Et je parle de la vraie laïcité, celle de la loi de 1905 : celle qui vise les agents de l’État, astreints pour leur part – et pour leur part seulement – à une obligation de neutralité, et même plus que cela : à une mission de préservation d’un espace public neutre, c’est-à-dire équitablement ouvert à toutes les expressions de la part des individus et des groupes organisés de la société civile.

Bref : dans l’espace public, a fortiori dans l’exercice de ses fonctions, un préfet est tenu à une absolue neutralité religieuse et politique. Il est donc en l’occurrence astreint à une absolue neutralité entre le camp des gilets jaunes et celui du patronat (pardon, du gouvernement) qui les réprime. En théorie.

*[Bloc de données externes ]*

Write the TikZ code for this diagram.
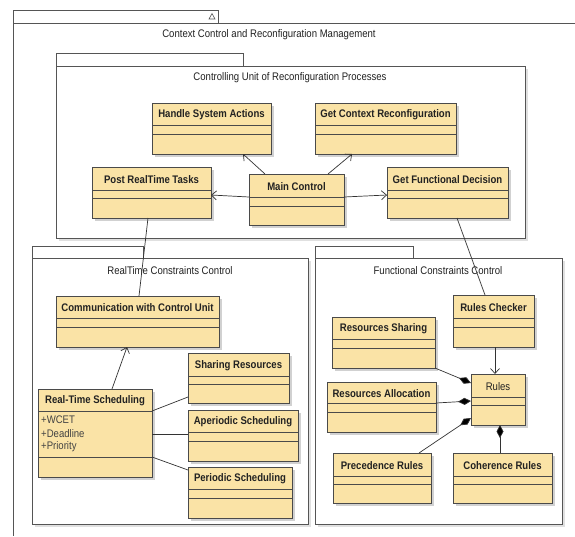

Je dis en théorie parce que dans la pratique, bien entendu, cette non neutralité s’était déjà exprimée depuis longtemps de manière non verbale. Elle s’était même imprimée sur les corps sous forme principalement d’hématomes, de mâchoires défoncées et d’yeux crevés. Mais la voici désormais verbalisée, explicitement, clairement, frontalement – et il faut donc se rendre à l’évidence : nous ne sommes pas dans un État laïque.

Pour que ce monde à l’envers retombe sur ses pieds, il existe toutefois une petite astuce, qui a déjà servi dans un passé proche : révolutionner la laïcité. La culbuter, en votant par exemple une grande et belle loi de « réaffirmation du principe de laïcité » qui interdirait tout à fait opportunément le port ostensible d’un gilet jaune dans l’espace public.

Cette loi n’aurait bien entendu rien de discriminant puisqu’elle s’appliquerait identiquement à tout le monde : une même interdiction pour tous de porter le gilet jaune, qu’on soit smicard ou patron du CAC40.

Elle n’aurait rien de liberticide non plus puisqu’elle laisserait aux gueux en colère une entière liberté de porter le gilet jaune chez eux, dans la sphère privée.

Tout serait de nouveau pour le mieux, dans le meilleur des mondes laïques possibles.